Libyan government spokesman Moussa Ibrahim said alliance bombs struck the compound belonging to Khoweildi Al-Hamidi outside the city of Surman, some 60 km west of Tripoli, around 4 a.m. local time Monday.

Ibrahim said Al-Hamidi, a former military officer who took part in the 1969 coup that brought Qaddafi to power, escaped unharmed but that three children were among those killed, two of them Al-Hamidi’s grandchildren.

“They (NATO) are targeting civilians … the logic is intimidation,” Ibrahim said. “They want Libyans to give up the fight … they want to break our spirit.” Foreign journalists based in the Libyan capital were taken by government officials to the walled compound, where the main two-story buildings had been blasted to rubble. A pair of massive craters could be seen in the dusty ground, and rescue service workers with sniffer dogs were searching the rubble in search of people. The smell of smoke was still thick in the air.

Journalists were later taken to a hospital in the nearby city of Sabratha, where medical workers showed them the bodies of at least 10 people, including those of two children, said to be killed in the strike.

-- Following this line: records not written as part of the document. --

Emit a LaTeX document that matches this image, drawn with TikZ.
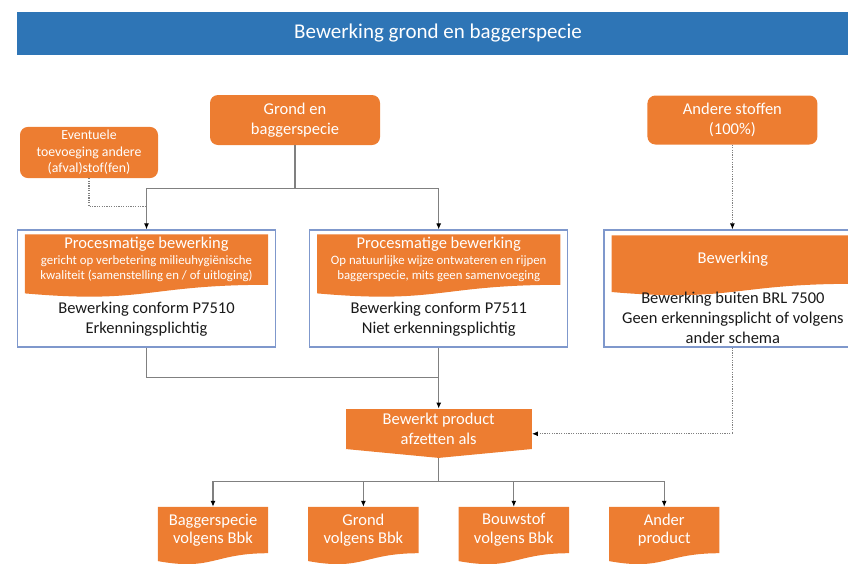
\documentclass[tikz,border=0pt]{standalone}
\usepackage{fontspec}
\setmainfont{Carlito}
\usetikzlibrary{positioning,calc,backgrounds,arrows.meta}

\definecolor{orng}{HTML}{ED7D31}
\definecolor{titleblue}{HTML}{2E75B6}
\definecolor{framecol}{HTML}{7F98CC}
\definecolor{linegray}{HTML}{808080}

\begin{document}
\begin{tikzpicture}[
    x=1pt, y=-1pt,
    node distance=40pt,
    headbar/.style={rectangle, fill=titleblue, text=white, minimum width=842pt, minimum height=43pt, font=\fontsize{21}{25}\selectfont},
    inbox/.style={rectangle, rounded corners=8pt, fill=orng, text=white, align=center, font=\fontsize{16.5}{20}\selectfont},
    frame/.style={rectangle, draw=framecol, line width=1.2pt, minimum width=258pt, minimum height=117pt},
    doc/.style={rectangle, text=white, align=center, inner sep=0pt},
    body/.style={align=center, text=black!90, font=\fontsize{16.5}{20}\selectfont},
    small/.style={font=\fontsize{12.8}{15.3}\selectfont},
    big/.style={font=\fontsize{16.5}{18.5}\selectfont},
    line/.style={draw=linegray, line width=1.1pt},
    arrow/.style={line, -{Latex[black,length=6pt,width=5pt]}},
    dotline/.style={line, dash pattern=on 1.2pt off 1.2pt},
    dotarrow/.style={dotline, -{Latex[black,length=6pt,width=5pt]}}
]
    \useasboundingbox (0,0) rectangle (848,563);

    \node[headbar] (title) at (438,33.5) {Bewerking grond en baggerspecie};

    % inputs
    \node[inbox, minimum width=170pt, minimum height=50pt] (grond) at (295,120) {Grond en\\baggerspecie};
    \node[inbox, minimum width=170pt, minimum height=49pt, right=267pt of grond] (andere) {Andere stoffen\\(100\%)};
    \node[inbox, minimum width=138pt, minimum height=51pt, font=\fontsize{13.8}{16.5}\selectfont] (extra) at (89,152.5) {Eventuele\\toevoeging andere\\(afval)stof(fen)};

    % process boxes
    \node[frame] (box1) at (146.5,288.5) {};
    \node[frame, right=33pt of box1] (box2) {};
    \node[frame, right=35pt of box2] (box3) {};

    \node[doc, small, minimum width=243pt, minimum height=50pt, below=5pt of box1.north] (ban1) {{\fontsize{16.5}{20}\selectfont Procesmatige bewerking}\\gericht op verbetering milieuhygiënische\\kwaliteit (samenstelling en / of uitloging)};
    \node[doc, small, minimum width=243pt, minimum height=50pt, below=5pt of box2.north] (ban2) {{\fontsize{16.5}{20}\selectfont Procesmatige bewerking}\\Op natuurlijke wijze ontwateren en rijpen\\baggerspecie, mits geen samenvoeging};
    \node[doc, big, minimum width=242pt, minimum height=48pt, below=6pt of box3.north] (ban3) {Bewerking};

    \node[body] (txt1) at ([yshift=-30.5pt]box1.center) {Bewerking conform P7510\\Erkenningsplichtig};
    \node[body] (txt2) at ([yshift=-30.5pt]box2.center) {Bewerking conform P7511\\Niet erkenningsplichtig};
    \node[body] (txt3) at ([yshift=-29.5pt]box3.center) {Bewerking buiten BRL 7500\\Geen erkenningsplicht of volgens\\ander schema};

    % output
    \node[inbox, rounded corners=0pt, minimum width=186pt, minimum height=40pt, below=61pt of box2] (bewerkt) {Bewerkt product\\afzetten als};

    \node[doc, big, minimum width=110pt, minimum height=46pt] (bagger) at (213,530) {Baggerspecie\\volgens Bbk};
    \node[doc, big, minimum width=110pt, minimum height=46pt, right=of bagger] (grondbbk) {Grond\\volgens Bbk};
    \node[doc, big, minimum width=110pt, minimum height=46pt, right=of grondbbk] (bouwstof) {Bouwstof\\volgens Bbk};
    \node[doc, big, minimum width=110pt, minimum height=46pt, right=of bouwstof] (ander) {Ander\\product};

    \begin{scope}[on background layer]
        \foreach \n in {ban1,ban2,ban3,bagger,grondbbk,bouwstof,ander}
            \fill[orng] (\n.north west) -- (\n.north east) -- (\n.south east)
                .. controls (\n.south) and ($(\n.south)!-0.385!(\n.north)$)
                .. ($(\n.south west)!-0.17!(\n.north west)$) -- cycle;
        \fill[orng] (bewerkt.south west) -- ($(bewerkt.south)!-0.22!(bewerkt.north)$) -- (bewerkt.south east) -- cycle;
    \end{scope}

    % connectors
    \draw[arrow] (grond.south) -- ++(0,43) -| (box1.north);
    \draw[arrow] (grond.south) -- ++(0,43) -| (box2.north);
    \draw[dotline] (extra.south) |- ([yshift=23pt]box1.north);
    \draw[dotarrow] (andere.south) -- (andere.south |- box3.north);
    \draw[line] (box1.south) |- ([yshift=31pt]bewerkt.north);
    \draw[arrow] (box2.south) -- (bewerkt.north);
    \draw[dotarrow] (box3.south) |- ([yshift=-5pt]bewerkt.east);
    \draw[line] ($(bewerkt.south)!-0.22!(bewerkt.north)$) -- ++(0,24) coordinate (bus);
    \foreach \n in {bagger,grondbbk,bouwstof,ander}
        \draw[arrow] (bus) -| (\n.north);
\end{tikzpicture}
\end{document}
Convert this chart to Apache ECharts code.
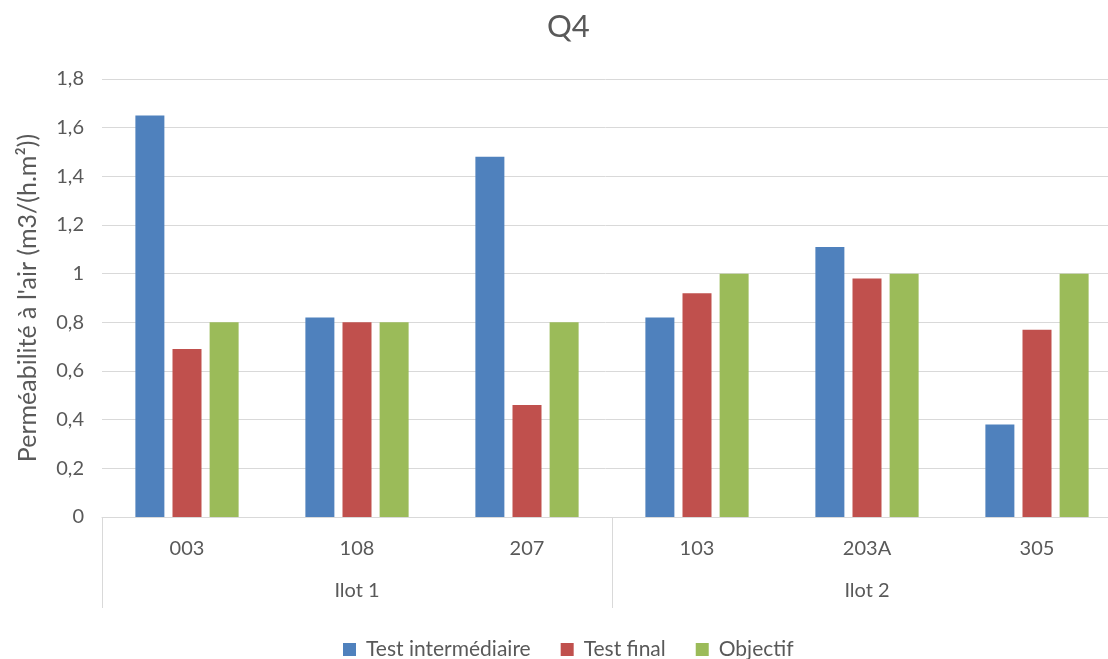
<!DOCTYPE html>
<html>
<head>
<meta charset="utf-8">
<script src="https://cdn.jsdelivr.net/npm/echarts@6/dist/echarts.min.js"></script>
<style>
  html, body { margin: 0; padding: 0; background: #fff; }
  #chart { width: 1108px; height: 659px; }
</style>
</head>
<body>
<div id="chart"></div>
<script>
// données du graphique
var categories = ['003', '108', '207', '103', '203A', '305'];
var groups = ['Ilot 1', 'Ilot 2'];
var testIntermediaire = [1.65, 0.82, 1.48, 0.82, 1.11, 0.38];
var testFinal = [0.69, 0.80, 0.46, 0.92, 0.98, 0.77];
var objectif = [0.80, 0.80, 0.80, 1.00, 1.00, 1.00];
var seriesNames = ['Test intermédiaire', 'Test final', 'Objectif'];

var FONT = 'Lato';
var TXT = '#595959';
var LINE = '#D9D9D9';

var myChart = echarts.init(document.getElementById('chart'));

var option = {
  color: ['#4F81BD', '#C0504D', '#9BBB59'],
  textStyle: { fontFamily: FONT, color: TXT },
  title: {
    text: 'Q4',
    left: 542,
    top: 6,
    textStyle: { fontFamily: FONT, fontSize: 31, fontWeight: 'normal', color: TXT }
  },
  legend: {
    data: seriesNames,
    left: 338,
    top: 634,
    icon: 'rect',
    itemWidth: 13,
    itemHeight: 13,
    itemGap: 30,
    textStyle: { fontFamily: FONT, fontSize: 21, color: TXT, padding: [0, 0, 0, 5] }
  },
  grid: {
    left: 102,
    top: 79,
    right: -14,
    bottom: 142,
    containLabel: false,
    outerBoundsMode: 'none'
  },
  xAxis: [
    {
      type: 'category',
      data: categories,
      position: 'bottom',
      axisLine: { show: true, lineStyle: { color: LINE, width: 1 } },
      axisTick: { show: false },
      axisLabel: { margin: 22, fontFamily: FONT, fontSize: 20, color: TXT }
    },
    {
      type: 'category',
      data: groups,
      position: 'bottom',
      axisLine: { show: false },
      axisTick: { show: true, length: 91, interval: 0, lineStyle: { color: LINE, width: 1 } },
      axisLabel: { margin: 64, fontFamily: FONT, fontSize: 20, color: TXT }
    }
  ],
  yAxis: {
    type: 'value',
    min: 0,
    max: 1.8,
    interval: 0.2,
    name: "Perméabilité à l'air (m3/(h.m²))",
    nameLocation: 'middle',
    nameGap: 62,
    nameRotate: 90,
    nameTextStyle: { fontFamily: FONT, fontSize: 25, color: TXT },
    axisLine: { show: false },
    axisTick: { show: false },
    splitLine: { lineStyle: { color: LINE, width: 1 } },
    axisLabel: {
      margin: 18,
      fontFamily: FONT,
      fontSize: 20,
      color: TXT,
      formatter: function (v) {
        return String(Math.round(v * 10) / 10).replace('.', ',');
      }
    }
  },
  series: [
    { name: seriesNames[0], type: 'bar', data: testIntermediaire, barWidth: 29, barGap: '28%' },
    { name: seriesNames[1], type: 'bar', data: testFinal, barWidth: 29, barGap: '28%' },
    { name: seriesNames[2], type: 'bar', data: objectif, barWidth: 29, barGap: '28%' }
  ],
  animation: false
};

myChart.setOption(option);
</script>
</body>
</html>
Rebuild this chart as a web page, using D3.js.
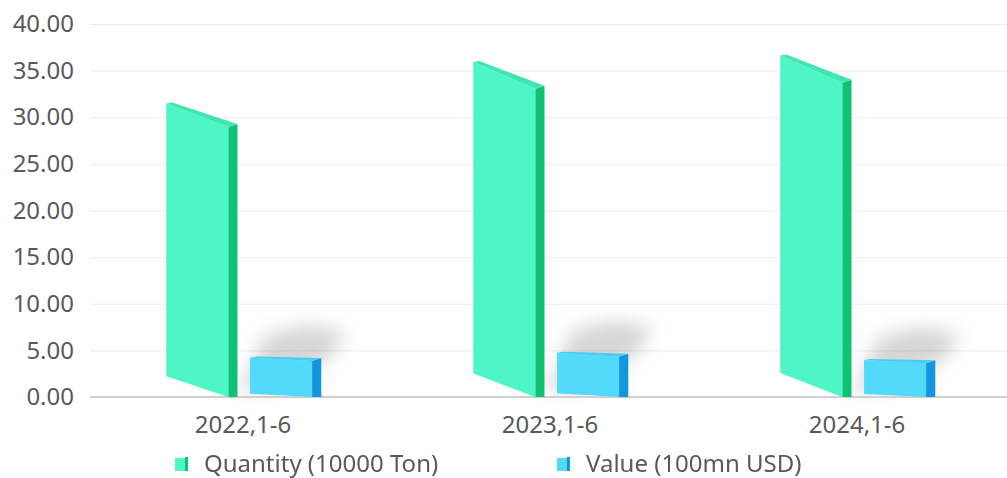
<!DOCTYPE html>
<html>
<head>
<meta charset="utf-8">
<script src="https://cdn.jsdelivr.net/npm/d3@7/dist/d3.min.js"></script>
<style>
  html, body { margin: 0; padding: 0; background: #fff; }
  svg { display: block; font-family: "Noto Sans", "Open Sans", sans-serif; }
</style>
</head>
<body>
<svg id="chart" width="1007" height="478"></svg>
<script>
// Import data, first half of each year
const categories = ["2022,1-6", "2023,1-6", "2024,1-6"];
const quantity = [28.95, 33.05, 33.7];   // 10000 Ton
const value = [3.86, 4.32, 3.61];        // 100mn USD
const yTicks = [0, 5, 10, 15, 20, 25, 30, 35, 40];
const seriesNames = ["Quantity (10000 Ton)", "Value (100mn USD)"];

const W = 1007, H = 478;
const svg = d3.select("#chart");

const x = d3.scaleBand().domain(categories).range([89.5, 1010.5]);
const y = d3.scaleLinear().domain([0, 40]).range([397, 24]);

const styles = [
  { front: "#4ef6c6", side: "#0dc272", top: "#3fe6b3", off: -0.25 },
  { front: "#52dafb", side: "#1496de", top: "#46cdf2", off: 0.023 }
];

const fontSize = "24px";

// soft shadow filter
const defs = svg.append("defs");
defs.append("filter").attr("id", "soft").attr("x", "-50%").attr("y", "-50%")
  .attr("width", "200%").attr("height", "200%")
  .append("feGaussianBlur").attr("stdDeviation", 9);

// gridlines
svg.append("g")
  .attr("transform", "translate(90,0)")
  .call(d3.axisLeft(y).tickValues(yTicks).tickSize(-(W - 90)).tickFormat(""))
  .call(g => g.select(".domain").remove())
  .call(g => g.selectAll(".tick line").attr("stroke", "#ededed").attr("stroke-width", 1));

// y labels
svg.append("g")
  .attr("transform", "translate(84,0)")
  .call(d3.axisLeft(y).tickValues(yTicks).tickSize(0).tickPadding(10).tickFormat(d3.format(".2f")))
  .call(g => g.select(".domain").remove())
  .call(g => g.selectAll("text").attr("fill", "#595959").style("font-size", fontSize)
      .style("font-family", "'Noto Sans', sans-serif"));

// category labels
svg.append("g")
  .attr("transform", "translate(0,397)")
  .call(d3.axisBottom(x).tickSize(0).tickPadding(19))
  .call(g => g.select(".domain").remove())
  .call(g => g.selectAll("text").attr("fill", "#595959").style("font-size", fontSize)
      .style("font-family", "'Noto Sans', sans-serif"));

const bw = x.bandwidth();
const frontW = bw * 0.202;
const sideW = bw * 0.03;
const capRise = 3;

// cast shadows behind the value bars
const shadowG = svg.append("g").attr("filter", "url(#soft)");
categories.forEach((c, i) => {
  const cx = x(c) + bw / 2;
  const y0 = y(0), y1 = y(value[i]);
  const xl = cx + bw * 0.023;
  shadowG.append("path")
    .attr("d", d3.line()([
      [xl - 10, y0 - 4], [xl + 15, y1 - 26], [xl + 55, y1 - 36], [xl + 95, y1 - 30], [xl + 80, y1 - 2], [xl + 10, y0 - 6]
    ]) + "Z")
    .attr("fill", "#000").attr("opacity", 0.16);
});

// axis baseline
svg.append("line").attr("x1", 90).attr("x2", W).attr("y1", y(0)).attr("y2", y(0))
  .attr("stroke", "#cfcfcf").attr("stroke-width", 2);

function drawBar(g, cx, v, st) {
  const y0 = y(0), y1 = y(v);
  const h = y0 - y1;
  const xl = cx + bw * st.off;
  const xr = xl + frontW;
  const xs = xr + sideW;
  const sTop = 0.085 * h + 0.5;  // left edge lift at top
  const sBot = 0.075 * h + 0.5;  // left edge lift at bottom
  // side face
  g.append("path").attr("d", d3.line()([
    [xr, y1], [xs, y1 - capRise], [xs, y0], [xr, y0]
  ]) + "Z").attr("fill", st.side);
  // front face
  g.append("path").attr("d", d3.line()([
    [xl, y1 - sTop], [xr, y1], [xr, y0], [xl, y0 - sBot]
  ]) + "Z").attr("fill", st.front);
  // top cap
  g.append("path").attr("d", d3.line()([
    [xl, y1 - sTop], [xl + 6, y1 - sTop - 1], [xs, y1 - capRise], [xr, y1]
  ]) + "Z").attr("fill", st.top);
}

const barsG = svg.append("g");
categories.forEach((c, i) => {
  const cx = x(c) + bw / 2;
  drawBar(barsG, cx, quantity[i], styles[0]);
  drawBar(barsG, cx, value[i], styles[1]);
});

// legend
const legend = svg.append("g");
const legendPos = [175, 557];
seriesNames.forEach((name, i) => {
  const lx = legendPos[i], ly = 464;
  const st = styles[i];
  legend.append("rect").attr("x", lx).attr("y", ly - 6).attr("width", 10).attr("height", 13).attr("fill", st.front);
  legend.append("rect").attr("x", lx + 10).attr("y", ly - 7).attr("width", 3).attr("height", 14).attr("fill", st.side);
  legend.append("text").attr("x", lx + 29).attr("y", ly).attr("dy", "0.35em")
    .attr("fill", "#595959").style("font-size", fontSize).text(name);
});
</script>
</body>
</html>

Some of the bodies were charred beyond recognition, while others had been half blown apart.

Meanwhile, the Italian foreign minister said on Monday that NATO risks losing the propaganda war to Qaddafi because of actions which have killed civilians.

NATO admitted on Sunday it destroyed a house in Tripoli in which Libyan officials said nine civilians were killed — an incident that sows new doubts inside the alliance about its mission in Libya.

“NATO is endangering its credibility; we cannot risk killing civilians,” Italian Foreign Minister Franco Frattini told reporters ahead of an EU foreign ministers’ meeting in Luxembourg due to discuss ways to aid fighters opposed to Qaddafi.

Frattini expressed concern that NATO was losing the propaganda war to Qaddafi and that Western media reports did not emphasize enough the good work done by the alliance every day in protecting civilians in Libya.

“We cannot continue our shortcomings in the way we communicate with the public, which doesn’t keep up with the daily propaganda of Qaddafi,” he said.

Frattini said NATO had set what he called a “deadline” to conclude the bombing campaign by September, when a second alliance operations cycle will end, but should be looking for a solution to the crisis in Libya before that.

Other NATO states have said the operation, which the alliance took over on March 31, will continue as long as necessary.

Sunday’s statement was the first time NATO has admitted killing civilians in a mission in which its UN mandate is to protect civilians. The incident took place with NATO already under strain from a campaign that is taking more time and resources than some allies had expected.

Italy is one of only eight NATO states taking part in airstrikes on Libya and was initially reluctant to join them given its colonial past in the country and the mission has been questioned in the governing coalition.

Qaddafi has called the NATO campaign an act of colonial aggression designed to steal oil.

NATO said a military missile site was the intended target of the airstrikes but that it appeared one of the weapons did not strike that target, possibly due to a malfunction.

Reporters taken to the residential area in Tripoli’s Souq Al-Juma district by Libyan officials on Sunday saw several bodies being pulled out of the rubble of a destroyed building. In a hospital, they were shown the bodies of two children and three adults who, officials said, were among those killed.